Все еще не веря своим глазам, я уставился на Берту, по-прежнему красивую и все же с заметными следами ужасного страдания: усталость на лице, а в руках жалкий узелок. А ей был только двадцать один год! Через час, когда потрясение от свидания стало проходить, мы сели на мою кровать, единственный личный уголок в детском доме, и разговорились. Есть она отказалась — ни на секунду не хотела со мной расставаться. Рассказ о ее приключении меня поразил.
Берте с подружкой удалось бежать через ворота гетто, которые позже окончательно закрылись. По тому же пути, что и я, пережив те же опасности, она переправилась через Буг и нашла меня по адресу, который я указывал в своих письмах.

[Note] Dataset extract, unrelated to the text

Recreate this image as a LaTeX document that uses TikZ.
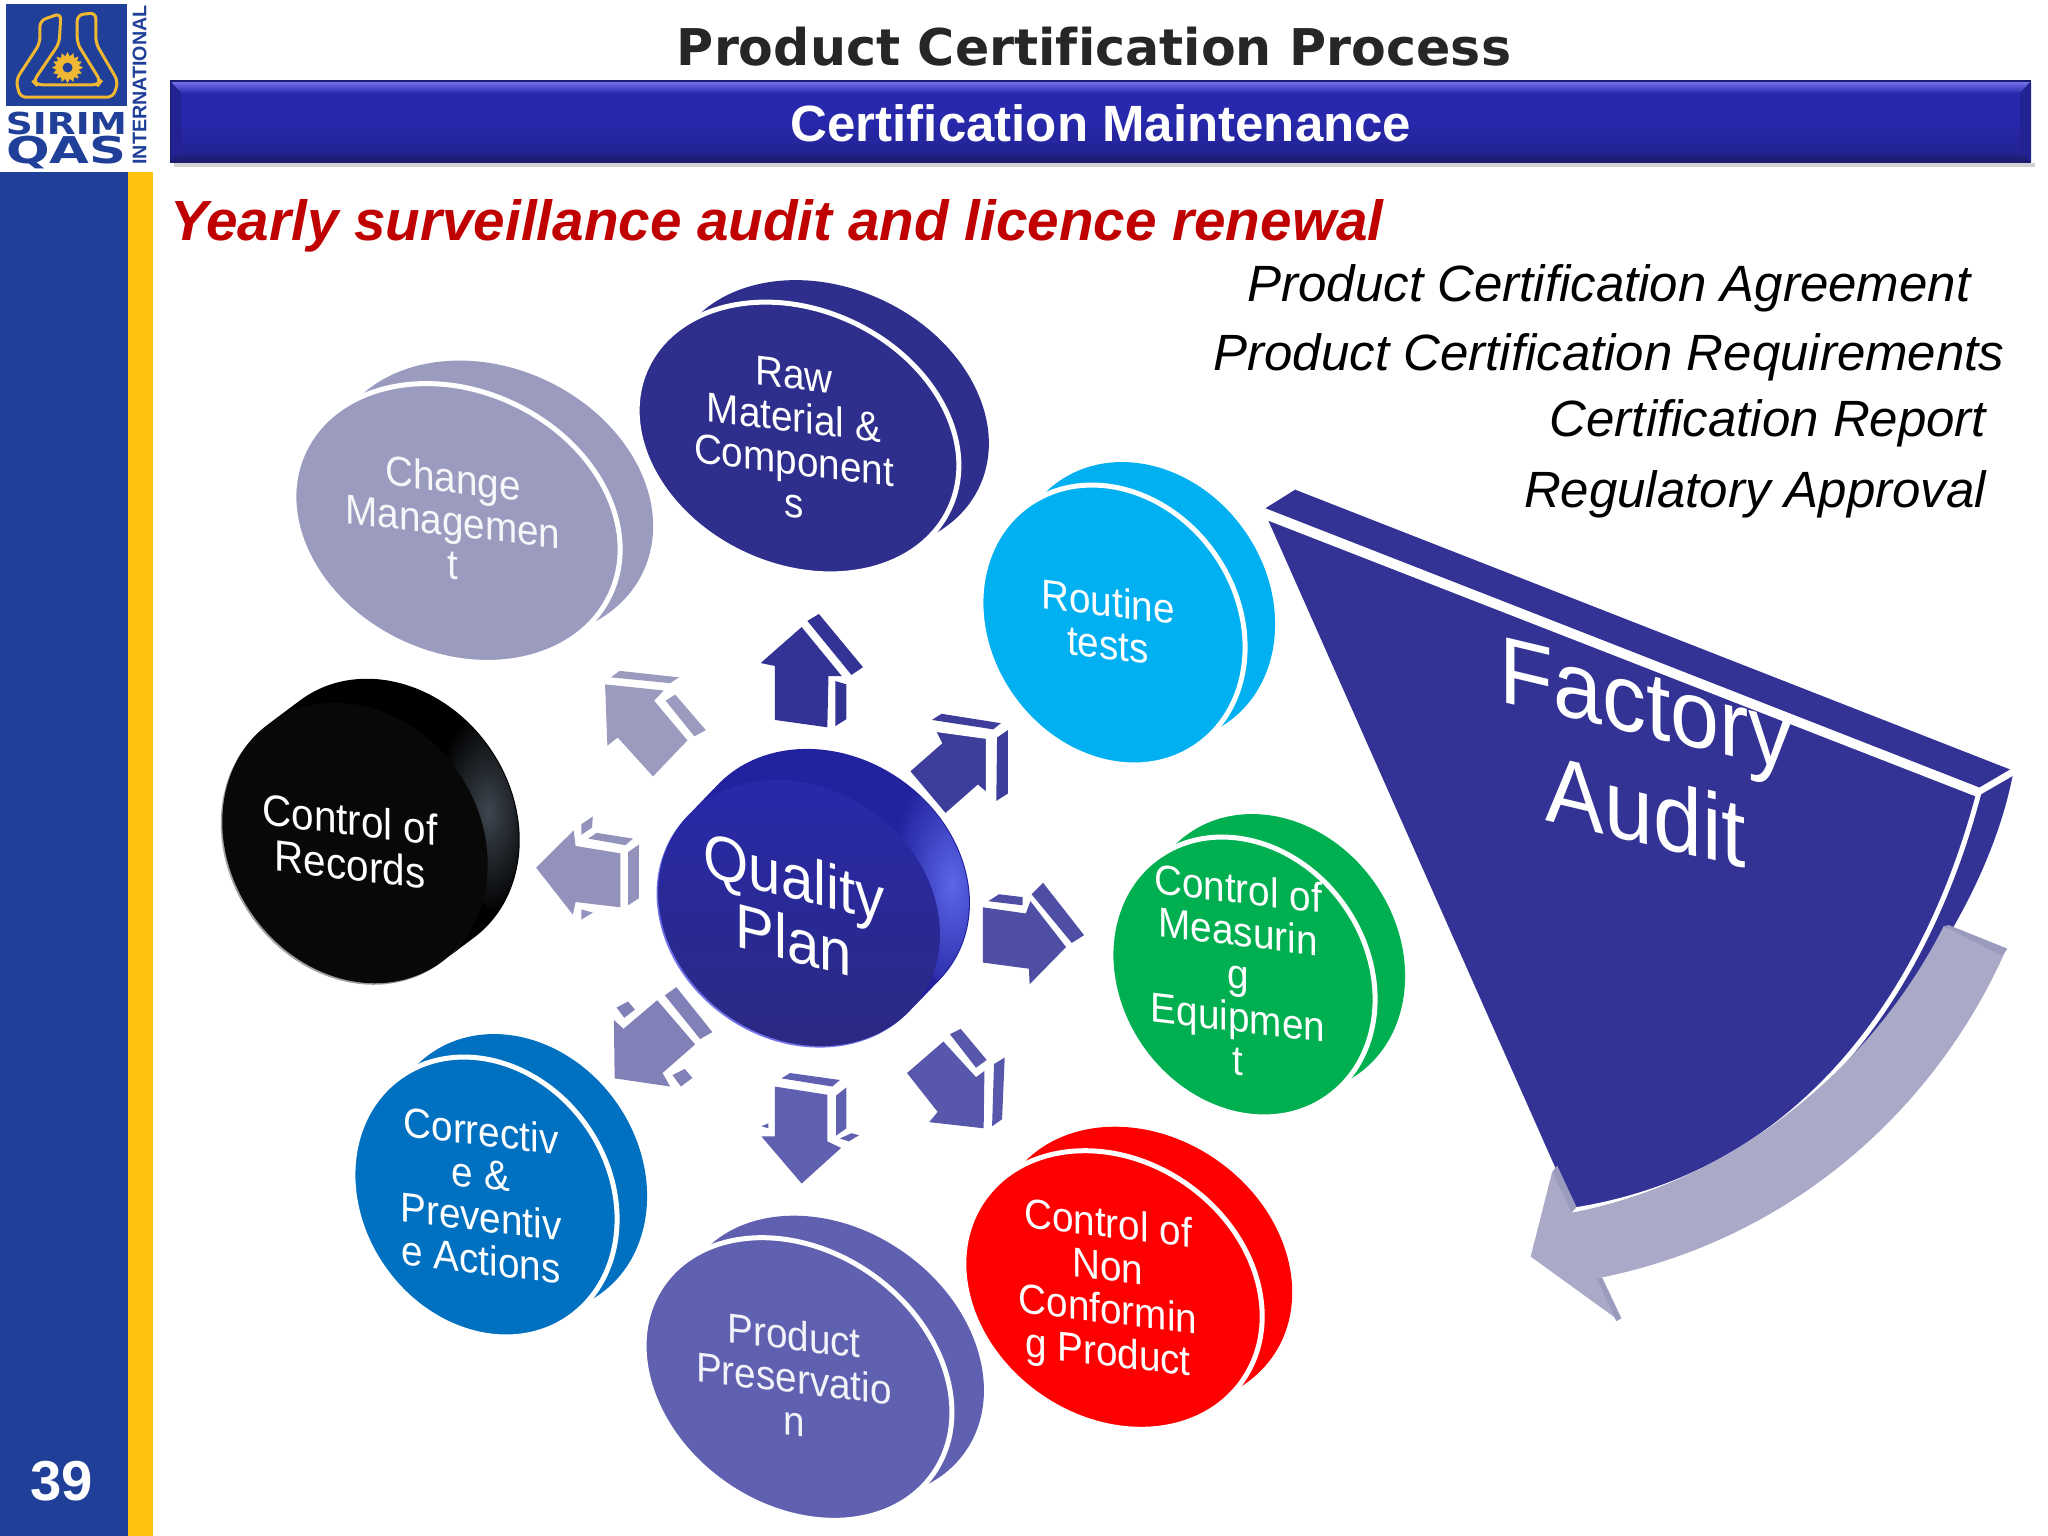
\documentclass[tikz,border=0pt]{standalone}
\usepackage{fontspec}
\setmainfont[Ligatures=NoCommon]{Liberation Sans}
\newfontfamily\titlefont[Ligatures=NoCommon]{DejaVu Sans}
\usetikzlibrary{
  positioning,
  calc,
  shapes.geometric
}
\definecolor{SidebarBlue}{RGB}{31,63,152}
\definecolor{SidebarYellow}{RGB}{255,194,14}
\definecolor{LogoYellow}{RGB}{240,184,50}
\definecolor{BarBlue}{RGB}{40,40,172}
\definecolor{BarEdge}{RGB}{28,28,110}
\definecolor{BarLight}{RGB}{112,112,232}
\definecolor{HeadRed}{RGB}{192,0,0}
\definecolor{ChangeGray}{RGB}{155,155,191}
\definecolor{RawNavy}{RGB}{46,46,140}
\definecolor{RoutineCyan}{RGB}{0,176,240}
\definecolor{MeasureGreen}{RGB}{0,176,80}
\definecolor{ConformRed}{RGB}{255,0,0}
\definecolor{PreserveBlue}{RGB}{96,96,176}
\definecolor{CorrectBlue}{RGB}{0,112,192}
\definecolor{WedgeBlue}{RGB}{51,51,150}
\definecolor{ReturnGray}{RGB}{170,170,200}
\definecolor{ReturnEdge}{RGB}{155,155,190}
\definecolor{QualityBlue}{RGB}{34,34,158}
\definecolor{QualityGlow}{RGB}{92,102,232}
\definecolor{RecordsGlow}{RGB}{62,70,80}
\tikzset{
  discback/.style={ellipse,inner sep=0pt,outer sep=0pt},
  discface/.style={discback,draw=white,line width=0.05cm},
  disctext/.style={align=center,text=white,yslant=-0.12,yscale=1.08,
    font=\fontsize{11}{11.3}\selectfont},
  listtext/.style={font=\fontsize{14.5}{16}\selectfont\itshape,text=black},
  logotext/.style={text=SidebarBlue,inner sep=0pt}
}
\begin{document}
\begin{tikzpicture}[x=0.01cm,y=-0.01cm]
  \useasboundingbox (0,0) rectangle (2048,1536);

  % Sidebar and logo.
  \fill[SidebarBlue] (0,172) rectangle (128,1536);
  \fill[SidebarYellow] (128,172) rectangle (153,1536);
  \node[text=white,font=\fontsize{16}{18}\bfseries\selectfont] (pagenum) at (62,1481) {39};
  \fill[SidebarBlue] (6,4) rectangle (127,106);
  \begin{scope}[x=0.003333cm,y=-0.003333cm]
    \draw[LogoYellow,line width=0.03cm,rounded corners=0.06cm]
      (120,130) -- (120,62) -- (183,40) -- (178,130) -- (100,245) -- (110,255) -- (295,255) -- (303,245)
      -- (232,130) -- (232,45) -- (288,38) -- (288,130) -- (355,245) -- (340,292) -- (60,292) -- (48,240) -- cycle;
    \node[star,star points=16,star point ratio=1.35,minimum size=0.31cm,inner sep=0pt,fill=LogoYellow] (gear) at (203,203) {};
    \node[circle,minimum size=0.10cm,inner sep=0pt,fill=SidebarBlue] (hub) at (203,203) {};
  \end{scope}
  \node[logotext,xscale=1.24,font=\fontsize{8.6}{10}\titlefont\bfseries\selectfont] (sirim) at (66.5,123) {SIRIM};
  \node[logotext,xscale=1.39,font=\fontsize{10.5}{12}\titlefont\bfseries\selectfont] (qas) at (66.5,152) {QAS};
  \node[logotext,rotate=90,font=\fontsize{5.6}{7}\bfseries\selectfont] (intl) at (139.5,85) {INTERNATIONAL};

  % Header.
  \node[font=\fontsize{14.4}{17}\titlefont\bfseries\selectfont,text=black!85] (title) at (1094,47) {Product Certification Process};
  \fill[gray!35] (174,163) rectangle (2035,167);
  \fill[BarEdge] (170,80) rectangle (2031,163);
  \fill[BarBlue!85!black] (2031,82) -- (2031,162) -- (2020,154) -- (2020,92) -- cycle;
  \shade[top color=BarLight,bottom color=BarBlue] (171,82) -- (2030,82) -- (2020,93) -- (181,93) -- cycle;
  \fill[BarBlue] (181,93) rectangle (2020,120);
  \shade[top color=BarBlue,bottom color=BarBlue!88!black] (181,120) rectangle (2020,150);
  \shade[top color=BarBlue!88!black,bottom color=BarEdge] (181,150) -- (2020,150) -- (2030,161) -- (171,161) -- cycle;
  \fill[BarBlue!85!black] (171,82) -- (181,93) -- (181,150) -- (171,161) -- cycle;
  \node[font=\fontsize{14.5}{17}\bfseries\selectfont,text=white] (subtitle) at (1101,123) {Certification Maintenance};
  \node[anchor=west,inner sep=0pt,font=\fontsize{16.1}{19}\bfseries\itshape\selectfont,text=HeadRed] (heading) at (170,226) {Yearly surveillance audit and licence renewal};

  \node[listtext] (agreement) at (1609,288) {Product Certification Agreement};
  \node[listtext] (requirements) at (1609,357) {Product Certification Requirements};
  \node[listtext] (report) at (1768,423) {Certification Report};
  \node[listtext] (approval) at (1755,494) {Regulatory Approval};

  % Outer discs: back slab, face, then the label.
  \node[discback,fill=ChangeGray,minimum width=3.38cm,minimum height=2.64cm,rotate=-25] (changeback) at (490,500) {};
  \node[discface,fill=ChangeGray,minimum width=3.38cm,minimum height=2.64cm,rotate=-25] (changeface) at (457,523) {};
  \node[disctext,text=white!92!ChangeGray] (changetext) at (453,521) {Change\\Managemen\\t};

  \node[discback,fill=RawNavy,minimum width=3.34cm,minimum height=2.56cm,rotate=-25] (rawback) at (828,416) {};
  \node[discface,fill=RawNavy,minimum width=3.34cm,minimum height=2.56cm,rotate=-25] (rawface) at (798,438) {};
  \node[disctext] (rawtext) at (794,439) {Raw\\Material \&\\Component\\s};

  \node[discback,fill=RoutineCyan,minimum width=2.94cm,minimum height=2.48cm,rotate=-55] (routineback) at (1143,602) {};
  \node[discface,fill=RoutineCyan,minimum width=2.94cm,minimum height=2.48cm,rotate=-55] (routineface) at (1113,625) {};
  \node[disctext] (routinetext) at (1108,623) {Routine\\tests};

  \node[discback,fill=MeasureGreen,minimum width=2.94cm,minimum height=2.48cm,rotate=-55] (measureback) at (1273,954) {};
  \node[discface,fill=MeasureGreen,minimum width=2.94cm,minimum height=2.48cm,rotate=-55] (measureface) at (1243,977) {};
  \node[disctext] (measuretext) at (1238,974) {Control of\\Measurin\\g\\Equipmen\\t};

  \node[discback,fill=ConformRed,minimum width=3.16cm,minimum height=2.58cm,rotate=-35] (conformback) at (1143,1266) {};
  \node[discface,fill=ConformRed,minimum width=3.16cm,minimum height=2.58cm,rotate=-35] (conformface) at (1113,1290) {};
  \node[disctext] (conformtext) at (1108,1291) {Control of\\Non\\Conformin\\g Product};

  \node[discback,fill=PreserveBlue,minimum width=3.30cm,minimum height=2.56cm,rotate=-35] (preserveback) at (830,1357) {};
  \node[discface,fill=PreserveBlue,minimum width=3.30cm,minimum height=2.56cm,rotate=-35] (preserveface) at (798,1379) {};
  \node[disctext,text=white!92!PreserveBlue] (preservetext) at (794,1378) {Product\\Preservatio\\n};

  \node[discback,fill=CorrectBlue,minimum width=2.94cm,minimum height=2.48cm,rotate=-55] (correctback) at (515,1174) {};
  \node[discface,fill=CorrectBlue,minimum width=2.94cm,minimum height=2.48cm,rotate=-55] (correctface) at (485,1197) {};
  \node[disctext] (correcttext) at (481,1195) {Correctiv\\e \&\\Preventiv\\e Actions};

  % Black disc: slab built up from the back towards the face.
  \coordinate (recordsfar) at (387,819);
  \coordinate (recordsnear) at (355,843);
  \foreach \t in {0,0.25,0.5,0.75}{
    \node[discback,fill=black,minimum width=2.94cm,minimum height=2.50cm,rotate=-55] at ($(recordsnear)!1-\t!(recordsfar)$) {};
  }
  \begin{scope}
    \clip[rotate around={-55:(recordsfar)}] (recordsfar) ellipse [x radius=146,y radius=124];
    \node[discback,inner color=RecordsGlow,outer color=black,minimum width=0.9cm,minimum height=2.0cm,rotate=10] (recordsglow) at (488,812) {};
  \end{scope}
  \node[discback,fill=gray!75,minimum width=2.94cm,minimum height=2.50cm,rotate=-55] (recordsrim) at ($(recordsnear)+(-1.5,1.5)$) {};
  \node[discback,fill=black!97!white,minimum width=2.94cm,minimum height=2.50cm,rotate=-55] (recordsface) at (recordsnear) {};
  \node[disctext,font=\fontsize{11.5}{11.8}\selectfont] (recordstext) at (350,842) {Control of\\Records};

  % Centre disc.
  \coordinate (qualityfar) at (829,882);
  \coordinate (qualitynear) at (799,913);
  \foreach \t in {0,0.25,0.5,0.75}{
    \node[discback,fill=QualityBlue,minimum width=2.96cm,minimum height=2.50cm,rotate=-35] at ($(qualitynear)!1-\t!(qualityfar)$) {};
  }
  \begin{scope}
    \clip[rotate around={-35:(qualityfar)}] (qualityfar) ellipse [x radius=147,y radius=124];
    \node[discback,inner color=QualityGlow,outer color=QualityBlue,minimum width=1.0cm,minimum height=2.4cm,rotate=10] (qualityglow) at (952,884) {};
  \end{scope}
  \node[discback,fill=BarLight,minimum width=2.96cm,minimum height=2.50cm,rotate=-35] (qualityrim) at ($(qualitynear)+(-1.5,1.5)$) {};
  \node[discback,top color=BarBlue,bottom color=RawNavy!92!black,minimum width=2.96cm,minimum height=2.50cm,rotate=-35] (qualityface) at (qualitynear) {};
  \node[disctext,yslant=-0.13,font=\fontsize{16.5}{16.6}\selectfont] (qualitytext) at (794,908) {Quality\\Plan};

  % Block arrows round the centre disc, traced in crop units.
  \begin{scope}[shift={(520,580)},x=0.003827cm,y=-0.004082cm]
    % up
    \fill[WedgeBlue] (628,203) -- (735,115) -- (840,235) -- (805,235) -- (802,360) -- (665,342) -- (665,210) -- cycle;
    \fill[WedgeBlue] (750,100) -- (780,83) -- (895,213) -- (865,232) -- cycle;
    \fill[WedgeBlue] (823,247) -- (852,255) -- (852,340) -- (823,357) -- cycle;
    % upper right
    \draw[white,fill=WedgeBlue!95!white,line width=0.03cm] (1080,367) -- (1220,385) -- (1220,525) -- (1195,505) -- (1110,575) -- (1013,467) -- (1097,398) -- cycle;
    \fill[WedgeBlue!95!white] (1075,342) -- (1100,327) -- (1255,350) -- (1235,365) -- cycle;
    \fill[WedgeBlue!95!white] (1245,385) -- (1273,367) -- (1273,522) -- (1243,540) -- cycle;
    % right
    \fill[PreserveBlue!60!WedgeBlue] (1208,800) -- (1320,815) -- (1332,785) -- (1425,897) -- (1330,988) -- (1328,950) -- (1208,935) -- cycle;
    \fill[PreserveBlue!60!WedgeBlue] (1222,785) -- (1250,768) -- (1312,775) -- (1312,795) -- cycle;
    \fill[PreserveBlue!60!WedgeBlue] (1335,768) -- (1365,740) -- (1472,868) -- (1440,887) -- cycle;
    % lower right
    \fill[PreserveBlue!80!WedgeBlue] (1010,1205) -- (1105,1128) -- (1190,1215) -- (1212,1200) -- (1210,1340) -- (1068,1325) -- (1090,1300) -- cycle;
    \fill[PreserveBlue!80!WedgeBlue] (1122,1110) -- (1150,1097) -- (1218,1173) -- (1190,1192) -- cycle;
    \fill[PreserveBlue!80!WedgeBlue] (1237,1183) -- (1265,1167) -- (1258,1318) -- (1232,1335) -- cycle;
    % down
    \fill[PreserveBlue] (665,1238) -- (802,1258) -- (802,1372) -- (838,1388) -- (735,1475) -- (630,1360) -- (665,1360) -- cycle;
    \fill[PreserveBlue] (682,1218) -- (705,1205) -- (835,1222) -- (815,1238) -- cycle;
    \fill[PreserveBlue] (825,1260) -- (852,1240) -- (852,1340) -- (825,1358) -- cycle;
    \fill[PreserveBlue] (835,1365) -- (865,1352) -- (885,1357) -- (858,1372) -- cycle;
    \fill[PreserveBlue] (630,1335) -- (648,1328) -- (648,1340) -- cycle;
    % lower left
    \fill[ChangeGray!55!PreserveBlue] (245,1075) -- (270,1097) -- (358,1027) -- (457,1135) -- (372,1205) -- (392,1238) -- (247,1218) -- cycle;
    \fill[ChangeGray!55!PreserveBlue] (378,1015) -- (408,995) -- (502,1105) -- (470,1122) -- cycle;
    \fill[ChangeGray!55!PreserveBlue] (252,1045) -- (282,1030) -- (300,1050) -- (272,1070) -- cycle;
    \fill[ChangeGray!55!PreserveBlue] (398,1210) -- (430,1195) -- (450,1217) -- (420,1238) -- cycle;
    % left
    \fill[ChangeGray!85!PreserveBlue] (42,703) -- (140,612) -- (145,650) -- (262,668) -- (262,800) -- (145,787) -- (138,818) -- cycle;
    \fill[ChangeGray!85!PreserveBlue] (178,632) -- (200,618) -- (295,632) -- (275,648) -- cycle;
    \fill[ChangeGray!85!PreserveBlue] (282,665) -- (310,647) -- (310,778) -- (282,795) -- cycle;
    \fill[ChangeGray!85!PreserveBlue] (160,597) -- (190,578) -- (188,605) -- (160,623) -- cycle;
    \fill[ChangeGray!85!PreserveBlue] (160,805) -- (190,813) -- (160,830) -- cycle;
    % upper left
    \fill[ChangeGray] (222,255) -- (375,270) -- (350,295) -- (437,392) -- (347,480) -- (255,385) -- (228,405) -- cycle;
    \fill[ChangeGray] (237,238) -- (260,222) -- (415,238) -- (392,252) -- cycle;
    \fill[ChangeGray] (380,295) -- (405,280) -- (485,367) -- (455,382) -- cycle;
  \end{scope}

  % Wedge and its return arrow, traced in crop units.
  \begin{scope}[shift={(1240,470)},x=0.005102cm,y=-0.005612cm]
    \fill[WedgeBlue] (50,68) -- (108,35) -- (1510,533) -- (1450,565) -- cycle;
    \fill[WedgeBlue] (1452,578) -- (1515,545) .. controls (1470,750) and (1300,1000) .. (1075,1145) -- cycle;
    \draw[white,fill=WedgeBlue,line width=0.05cm] (46,82) -- (1448,578) .. controls (1360,880) and (1140,1250) .. (650,1318) -- cycle;
    \fill[ReturnGray] (650,1322) .. controls (950,1270) and (1230,1080) .. (1380,812)
      -- (1498,862) .. controls (1360,1140) and (1080,1370) .. (705,1438)
      -- (742,1513) -- (570,1400) -- (612,1250) -- cycle;
    \fill[ReturnEdge] (1380,812) -- (1390,810) -- (1505,852) -- (1495,865) -- cycle;
    \fill[ReturnEdge] (700,1440) -- (710,1437) -- (748,1510) -- (738,1515) -- cycle;
    \fill[ReturnEdge] (612,1250) -- (622,1238) -- (660,1312) -- (650,1322) -- cycle;
  \end{scope}
  \node[disctext,yslant=-0.11,font=\fontsize{25}{28.5}\selectfont] (factorytext) at (1646,758) {Factory\\Audit};
\end{tikzpicture}
\end{document}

Она рассказала мне, что у отца и матери дела идут сносно, они счастливы, что Исаак и я в надежном месте и что они правильно тогда решили нас, а затем и ее отправить на восток. Письма моего брата Давида из немецкого лагеря для пленных не внушают опасения. Несколько часов Берта поспала на свободной кровати, а на рассвете следующего дня мы простились. Она ушла в Сморгонь, неподалеку от Вильно, где рассчитывала жить у Исаака и Миры, которые недавно поженились. Я не знал, что мы разлучаемся навсегда. Сегодня, когда я пишу эти строки, ее фотография стоит у моей кровати, как никогда не увядающий цветок.